There are currently 84 in-house or hospitalized Canterbury residents who have tested positive for COVID-19, the center says. They are being treated at the hospital or on-site, per guidance from the Henrico County Health Department.
Here’s a breakdown of the cases:
• 35 of the positive residents are asymptomatic carriers who show no signs of being ill
• 49 residents are experiencing COVID-19 related symptoms that range from mild to severe
• 35 Canterbury residents have tested negative for COVID-19
• 25 staff members have tested positive and some are still awaiting test results
The four deaths confirmed on April 7 bring the total at the facility to 32.
Canterbury Health and The Henrico Health Department says families were notified of the test results Thursday morning.
“In a long-term care facility, you’re in a unique circumstance where there’s high touch and a lot of going from one patient to another with a high volume of healthcare workers,” said Richmond and Henrico Health Director Dr. Danny Avula.
Eight more residents of a Virginia long-term care facility who tested positive for coronavirus have died, bringing the death toll amid the outbreak to 28, the facility's administrator said Monday.
Deaths at the Canterbury Rehabilitation & Healthcare Center in Henrico County have continued to mount since health officials tested every resident last week due to the scope of the outbreak. That testing showed roughly two thirds of the residents had the virus.
“Our hearts go out to the families of those who have passed, and we deeply feel the loss within our community,” administrator Jeremiah Davis said in a statement Monday.
Thirty-four residents were experiencing symptoms ranging from moderate to mild, and 54 of the residents who tested positive were showing no sign of being ill, the statement said.
Across Virginia, the Virginia Department of Health reported nearly 2,900 confirmed cases and 54 deaths Monday, figures that state health commissioner Dr. Norman Oliver said at a news conference were “almost definitely an underestimate” to due a lack of widespread testing. The health department's totals are also reported with a lag time that means they likely would not include all of the Canterbury deaths.
Gov. Ralph Northam said at the news conference that state officials have been “working every angle” to buy more personal protective equipment, or PPE, which is in short supply both in Virginia and across the nation.
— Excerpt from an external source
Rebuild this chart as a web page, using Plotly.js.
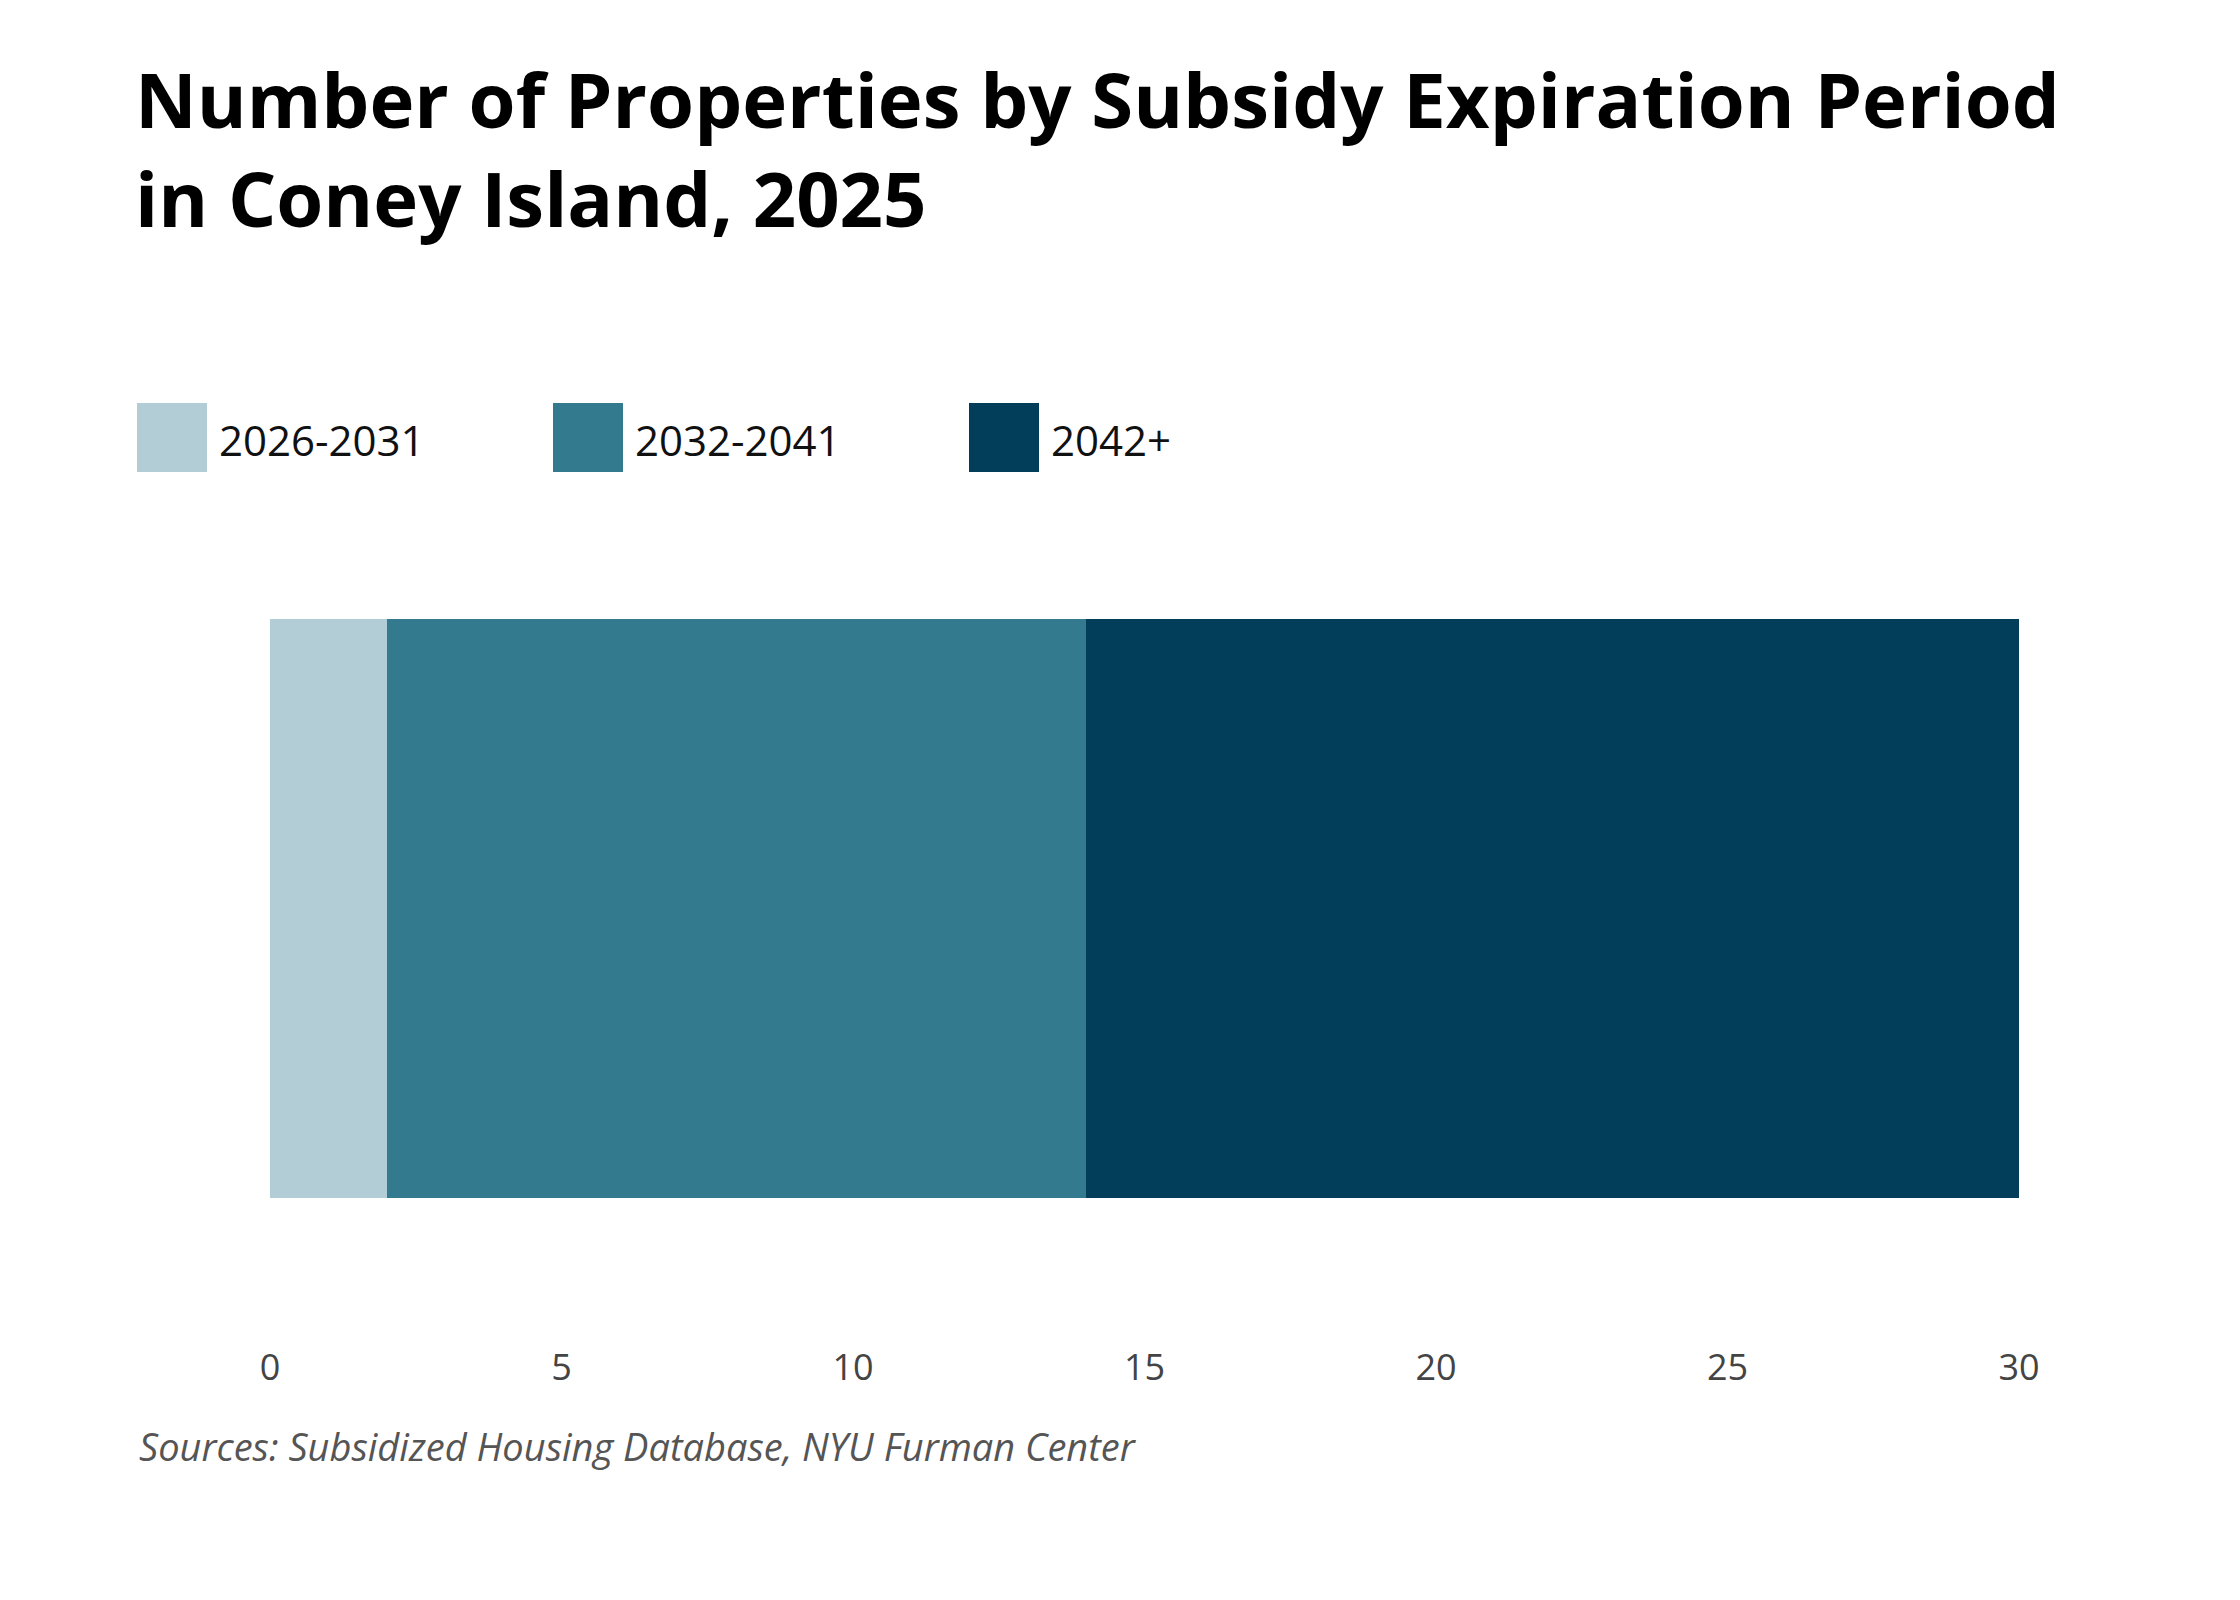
<!DOCTYPE html>
<html>
<head>
<meta charset="utf-8">
<script src="https://cdn.plot.ly/plotly-3.0.1.min.js"></script>
<style>html,body{margin:0;padding:0;background:#fff}</style>
</head>
<body>
<div id="chart" style="width:2240px;height:1600px"></div>
<script>
var periods = ["2026-2031", "2032-2041", "2042+"];
var counts = [2, 12, 16];
var colors = ["#b3cdd6", "#347a8f", "#023e5a"];
var tickVals = [0, 5, 10, 15, 20, 25, 30];

var data = [];
for (var i = 0; i < periods.length; i++) {
    data.push({
        type: 'bar',
        orientation: 'h',
        x: [counts[i]],
        y: ["Coney Island"],
        name: periods[i],
        marker: {color: colors[i]},
        width: 1,
        hoverinfo: 'x+name'
    });
}

// plot area in pixels, used to place the custom legend and source note
var L = 270, R = 221, T = 619, B = 257;
var pw = 2240 - L - R, ph = 1600 - T - B;
function px(x) { return (x - L) / pw; }
function py(y) { return (1600 - B - y) / ph; }

var shapes = [], annotations = [];
var legX = [137, 553, 969];
for (i = 0; i < periods.length; i++) {
    shapes.push({type: 'rect', xref: 'paper', yref: 'paper',
        x0: px(legX[i]), x1: px(legX[i] + 70),
        y0: py(472), y1: py(403),
        fillcolor: colors[i], line: {width: 0}});
    annotations.push({xref: 'paper', yref: 'paper', showarrow: false,
        x: px(legX[i] + 80), xanchor: 'left',
        y: py(439), yanchor: 'middle',
        text: periods[i], font: {family: 'Open Sans', size: 42, color: '#111'}});
}
annotations.push({xref: 'paper', yref: 'paper', showarrow: false,
    x: px(137), xanchor: 'left', y: py(1446), yanchor: 'middle',
    text: '<i>Sources: Subsidized Housing Database, NYU Furman Center</i>',
    font: {family: 'Open Sans', size: 38, color: '#555'}});

var layout = {
    width: 2240, height: 1600,
    margin: {l: L, r: R, t: T, b: B, pad: 0},
    paper_bgcolor: '#fff', plot_bgcolor: '#fff',
    barmode: 'stack', bargap: 0,
    showlegend: false,
    title: {
        text: 'Number of Properties by Subsidy Expiration Period<br>in Coney Island, 2025',
        x: 135 / 2240, xanchor: 'left', y: 1 - 128 / 1600, yanchor: 'top',
        font: {family: 'Open Sans', size: 76, color: '#000', weight: 700}
    },
    xaxis: {
        range: [0, 30], tickvals: tickVals, showgrid: false, zeroline: false,
        showline: false, ticks: '',
        tickfont: {family: 'Open Sans', size: 36, color: '#444'}
    },
    yaxis: {range: [-0.75, 0.5], showticklabels: false, showgrid: false, zeroline: false},
    shapes: shapes,
    annotations: annotations
};

Plotly.newPlot('chart', data, layout, {displayModeBar: false});
</script>
</body>
</html>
He announced the state had executed a $27 million contract with a Virginia-based logistics company to provide PPE, with the first shipment expected in a week.
The announcement came the same day the Virginia Hospital & Healthcare Association reported that 11 hospitals would be experiencing difficulty in obtaining or replenishing PPE within the next three days.
Secretary of Public Safety and Homeland Security Brian Moran described the $27 million purchase as “substantial” but said Virginia's need still “clearly” surpasses it.
The number of COVID-19 cases among inmates and Department of Corrections workers also continued to rise. Nineteen offenders, eight employees and one contractor have tested positive, the department reported Monday.